Legacy Learning Settles With FTC Over Phony Online Reviewers

Phony online reviewsA maker of popular guitar-lesson DVDs has agreed to pay $250,000 to settle a Federal Trade Commission complaint about sock puppetry, with the agency saying the DVD maker deceived customers by paying marketers to post glowing online reviews of its products while posing as consumers.

The FTC's complaint against Lester Gabriel Smith and his Nashville, Tennessee-based Legacy Learning Systems Inc. is part of an ongoing FTC effort to combat deceptive advertising in print and online. The company's Learn and Master Guitar program is marketed to beginners and intermediate players who want to learn the guitar at home through instructional DVDs.According to the FTC's complaint, Legacy Learning advertised its guitar course via a program which recruited "Review Ad" affiliates to promote its products through online endorsements in articles, blog posts and other forums. These bogus testimonials were then conveniently placed next to links to Legacy's website.

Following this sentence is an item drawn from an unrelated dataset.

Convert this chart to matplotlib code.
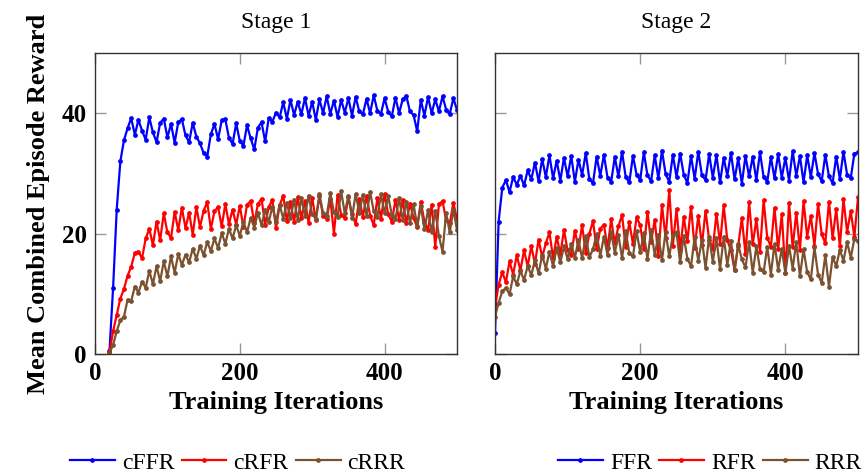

The FTC accused Legacy of false advertising by misleading potential customers into believing the online reviews written by its marketing affiliates reflected the unbiased views of ordinary consumers or "independent" reviewers -- a fact the company did not disclose.

Legacy, the FTC charged, kicked back "substantial commissions" to its affiliates for the sale of each product – which retails for $249 – resulting from their reviews. These phony endorsements, the FTC says, generated more than $5 million in sales for Legacy.

The FTC's guidelines on endorsements and testimonials, issued in 2009, spell out in general terms which types of endorsements or testimonials constitute unfair or deceptive advertising. Under these guidelines, a positive review by someone connected to the seller – or someone who receives cash or an in-kind payment – must disclose the relationship.

"Whether they advertise directly or through affiliates, companies have an obligation to ensure that the advertising for their products is not deceptive," David Vladeck, Director of the FTC's Bureau of Consumer Protection, said in a statement. "Advertisers using affiliate marketers to promote their products would be wise to put in place a reasonable monitoring program to verify that those affiliates follow the principles of truth in advertising."

Under the proposed settlement, Legacy Learning and Smith will pay a $250,000 penalty for engaging in deceptive advertising. In addition, they're required to monitor and submit monthly reports on their top 50 revenue-generating affiliate marketers. Legacy must also make sure these marketers fully disclose the fact they earn commissions on sales and no longer misrepresent themselves as ordinary consumers or independent reviewers.

The settlement also required Legacy to monitor a random sampling of another 50 of its affiliate marketers and submit monthly reports to the FTC on the same criteria.